The true and shocking state of the BBC is revealed this morning, as Nick Hornby guests on Desert Island Discs. I'm no fan of the man, and find his brand of sensitive laddism irksome. My idea of hell is being forced to watch Arsenal play while listening to Bruce Springsteen with a emotionally illiterate bloke in the middle of a mid-life crisis: you can imagine how much I like the books.
However, Sue Lawley's brand of soppy ineptitude proves no match even for Hornby. I listen with half an ear to the show while tapping away at the diary: sometimes I think Radio 4's daytime schedule only exists as aural wallpaper for the middle classes to do something else to. No adverts, no music you might actually want to pay attention to, and just You and Yours to help you get a decent head of spleen up.
At the end, of course, it's time for the luxury item.
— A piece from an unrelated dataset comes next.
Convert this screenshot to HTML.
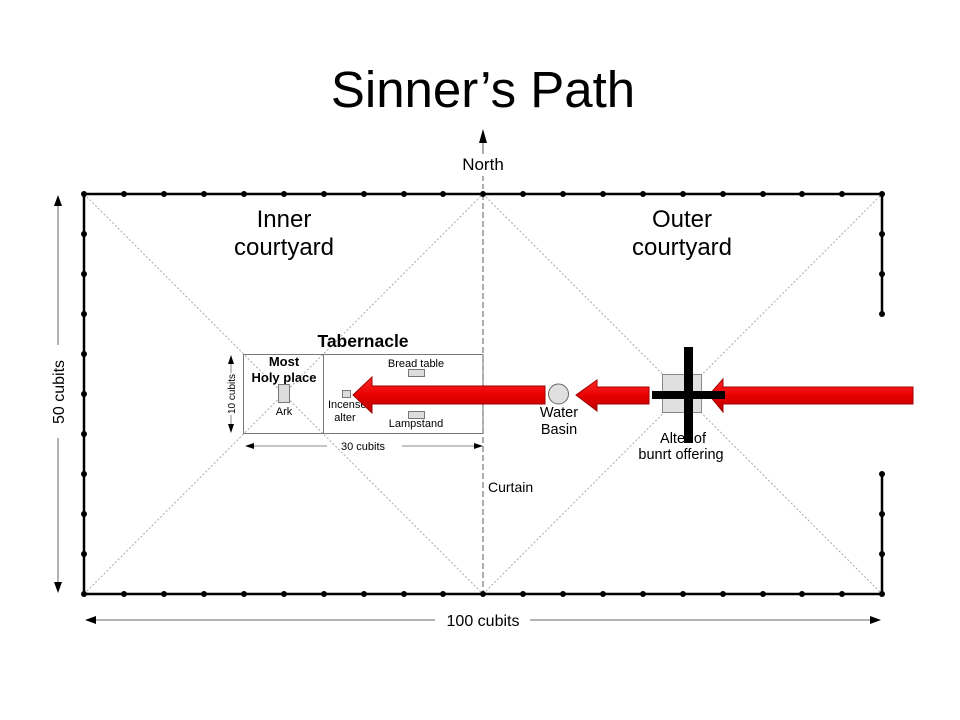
<!DOCTYPE html>
<html>
<head>
<meta charset="utf-8">
<style>
html,body{margin:0;padding:0;background:#fff;}
svg{display:block;}
text{font-family:"Liberation Sans",Arial,sans-serif;fill:#000;}
</style>
</head>
<body>
<svg width="960" height="720" viewBox="0 0 960 720" xmlns="http://www.w3.org/2000/svg">
<defs>
<linearGradient id="rg" x1="0" y1="0" x2="0" y2="1">
<stop offset="0" stop-color="#ff2a2a"/>
<stop offset="0.5" stop-color="#e80000"/>
<stop offset="1" stop-color="#b80000"/>
</linearGradient>
</defs>

<!-- Title -->
<text x="483" y="107" font-size="51" text-anchor="middle">Sinner’s Path</text>

<!-- North -->
<line x1="483" y1="140" x2="483" y2="154" stroke="#777" stroke-width="1.2"/>
<polygon points="483,129 479,143 487,143" fill="#000"/>
<text x="483" y="170" font-size="17" text-anchor="middle">North</text>
<line x1="483" y1="176" x2="483" y2="194" stroke="#777" stroke-width="1.2" stroke-dasharray="5,3"/>

<!-- diagonals -->
<g stroke="#aaa" stroke-width="1" stroke-dasharray="2,2" fill="none">
<line x1="84" y1="194" x2="483" y2="594"/>
<line x1="84" y1="594" x2="483" y2="194"/>
<line x1="483" y1="194" x2="882" y2="594"/>
<line x1="483" y1="594" x2="882" y2="194"/>
</g>

<!-- curtain -->
<line x1="483" y1="194" x2="483" y2="594" stroke="#777" stroke-width="1.2" stroke-dasharray="6,3"/>

<!-- fence -->
<g stroke="#000" stroke-width="2.5" fill="none">
<polyline points="882,314 882,194 84,194 84,594 882,594 882,474"/>
</g>
<g fill="#000" id="posts">
<!-- top & bottom -->
<circle cx="84" cy="194" r="3"/><circle cx="124" cy="194" r="3"/><circle cx="164" cy="194" r="3"/><circle cx="204" cy="194" r="3"/><circle cx="244" cy="194" r="3"/><circle cx="284" cy="194" r="3"/><circle cx="324" cy="194" r="3"/><circle cx="364" cy="194" r="3"/><circle cx="404" cy="194" r="3"/><circle cx="443" cy="194" r="3"/><circle cx="483" cy="194" r="3"/><circle cx="523" cy="194" r="3"/><circle cx="563" cy="194" r="3"/><circle cx="603" cy="194" r="3"/><circle cx="643" cy="194" r="3"/><circle cx="683" cy="194" r="3"/><circle cx="723" cy="194" r="3"/><circle cx="763" cy="194" r="3"/><circle cx="802" cy="194" r="3"/><circle cx="842" cy="194" r="3"/><circle cx="882" cy="194" r="3"/>
<circle cx="84" cy="594" r="3"/><circle cx="124" cy="594" r="3"/><circle cx="164" cy="594" r="3"/><circle cx="204" cy="594" r="3"/><circle cx="244" cy="594" r="3"/><circle cx="284" cy="594" r="3"/><circle cx="324" cy="594" r="3"/><circle cx="364" cy="594" r="3"/><circle cx="404" cy="594" r="3"/><circle cx="443" cy="594" r="3"/><circle cx="483" cy="594" r="3"/><circle cx="523" cy="594" r="3"/><circle cx="563" cy="594" r="3"/><circle cx="603" cy="594" r="3"/><circle cx="643" cy="594" r="3"/><circle cx="683" cy="594" r="3"/><circle cx="723" cy="594" r="3"/><circle cx="763" cy="594" r="3"/><circle cx="802" cy="594" r="3"/><circle cx="842" cy="594" r="3"/><circle cx="882" cy="594" r="3"/>
<!-- left -->
<circle cx="84" cy="234" r="3"/><circle cx="84" cy="274" r="3"/><circle cx="84" cy="314" r="3"/><circle cx="84" cy="354" r="3"/><circle cx="84" cy="394" r="3"/><circle cx="84" cy="434" r="3"/><circle cx="84" cy="474" r="3"/><circle cx="84" cy="514" r="3"/><circle cx="84" cy="554" r="3"/>
<!-- right -->
<circle cx="882" cy="234" r="3"/><circle cx="882" cy="274" r="3"/><circle cx="882" cy="314" r="3"/>
<circle cx="882" cy="474" r="3"/><circle cx="882" cy="514" r="3"/><circle cx="882" cy="554" r="3"/>
</g>

<!-- 50 cubits -->
<line x1="58" y1="205" x2="58" y2="345" stroke="#888" stroke-width="1.3"/>
<line x1="58" y1="438" x2="58" y2="583" stroke="#888" stroke-width="1.3"/>
<polygon points="58,195 54,206 62,206" fill="#000"/>
<polygon points="58,593 54,582 62,582" fill="#000"/>
<text x="0" y="0" font-size="16" text-anchor="middle" transform="translate(64,392) rotate(-90)">50 cubits</text>

<!-- 100 cubits -->
<line x1="96" y1="620" x2="435" y2="620" stroke="#888" stroke-width="1.3"/>
<line x1="530" y1="620" x2="870" y2="620" stroke="#888" stroke-width="1.3"/>
<polygon points="85,620 96,616 96,624" fill="#000"/>
<polygon points="881,620 870,616 870,624" fill="#000"/>
<text x="483" y="626" font-size="16" text-anchor="middle">100 cubits</text>

<!-- courtyard labels -->
<text x="284" y="227" font-size="24" text-anchor="middle">Inner</text>
<text x="284" y="255" font-size="24" text-anchor="middle">courtyard</text>
<text x="682" y="227" font-size="24" text-anchor="middle">Outer</text>
<text x="682" y="255" font-size="24" text-anchor="middle">courtyard</text>

<!-- Tabernacle -->
<text x="363" y="347" font-size="17.5" font-weight="bold" text-anchor="middle">Tabernacle</text>
<rect x="243.5" y="354.5" width="239.5" height="79" fill="none" stroke="#777" stroke-width="1"/>
<line x1="323.5" y1="354" x2="323.5" y2="434" stroke="#777" stroke-width="1"/>
<text x="284" y="366" font-size="13" font-weight="bold" text-anchor="middle">Most</text>
<text x="284" y="382" font-size="13" font-weight="bold" text-anchor="middle">Holy place</text>
<rect x="278.5" y="384.5" width="11" height="18" fill="#ddd" stroke="#777" stroke-width="1"/>
<text x="284" y="415" font-size="11" text-anchor="middle">Ark</text>
<text x="416" y="367" font-size="11" text-anchor="middle">Bread table</text>
<rect x="408.5" y="369.5" width="16" height="7" fill="#ddd" stroke="#777" stroke-width="1"/>
<rect x="408.5" y="411.5" width="16" height="7" fill="#ddd" stroke="#777" stroke-width="1"/>
<text x="416" y="427" font-size="11" text-anchor="middle">Lampstand</text>
<rect x="342.5" y="390.5" width="8" height="7" fill="#ddd" stroke="#777" stroke-width="1"/>
<text x="328" y="408" font-size="11">Incense</text>
<text x="345" y="421" font-size="11" text-anchor="middle">alter</text>

<!-- 10 cubits -->
<line x1="231" y1="364" x2="231" y2="373" stroke="#888" stroke-width="1"/>
<line x1="231" y1="415" x2="231" y2="424" stroke="#888" stroke-width="1"/>
<polygon points="231,355 228,364 234,364" fill="#000"/>
<polygon points="231,433 228,424 234,424" fill="#000"/>
<text x="0" y="0" font-size="10" text-anchor="middle" transform="translate(235,394) rotate(-90)">10 cubits</text>

<!-- 30 cubits -->
<line x1="253" y1="446" x2="327" y2="446" stroke="#888" stroke-width="1"/>
<line x1="402" y1="446" x2="474" y2="446" stroke="#888" stroke-width="1"/>
<polygon points="245,446 254,443 254,449" fill="#000"/>
<polygon points="483,446 474,443 474,449" fill="#000"/>
<text x="363" y="450" font-size="11" text-anchor="middle">30 cubits</text>

<!-- Curtain label -->
<text x="488" y="492" font-size="14">Curtain</text>

<!-- Water basin -->
<circle cx="558.5" cy="394" r="10" fill="#e0e0e0" stroke="#666" stroke-width="1"/>
<text x="559" y="417" font-size="14.5" text-anchor="middle">Water</text>
<text x="559" y="434" font-size="14.5" text-anchor="middle">Basin</text>

<!-- Alter -->
<rect x="662.5" y="374.5" width="39" height="38" fill="#e0e0e0" stroke="#888" stroke-width="1"/>
<text x="683" y="443" font-size="14.5" text-anchor="middle">Alter of</text>
<text x="681" y="459" font-size="14.5" text-anchor="middle">bunrt offering</text>

<!-- red arrows -->
<g fill="url(#rg)" stroke="#a00000" stroke-width="1">
<polygon points="353,395 372,377 372,386 545,386 545,404 372,404 372,413"/>
<polygon points="576,395 597,380 597,387 649,387 649,404 597,404 597,411"/>
<polygon points="709,395 723,379 723,387 913,387 913,404 723,404 723,412"/>
</g>

<!-- cross -->
<rect x="684" y="347" width="9" height="96" fill="#000"/>
<rect x="652" y="391" width="73" height="8" fill="#000"/>
</svg>
</body>
</html>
Hornby chooses an iPod with seven thousand tunes on. This of course negates the whole idea of DID and is a stunning slap across the face for the format of one of the BBC's longest-running shows. Summoning up the full force of her years of inquisatorial experience, Sue Lawley strikes: "What's an iPod?"
Hornby explains. "It plays MP3s". The sound of enlightenment failing to dawn fills the nation's airwaves. Hornby explains further. Finally Lawley twigs, and works out that he's pulling a fast one.
"Oh, well... you can have it, but nobody else will be allowed."
Roy Plomley must be revolving at 78RPM in his grave. Gone are the days when a luxury would be closely examined for conformance to the rules of non-utility or any hint of cheating. In Plomley's day, Hornby would have been sent packing with a Subbuteo set or something equally suited.
How can we trust the BBC when it plays fast and loose with the very fabric of its most hallowed institutions? Questions must be asked in the House, and Sue Lawley sent on a intensive course of cultural and technological re-education. Nothing else will do if the nation is to survive.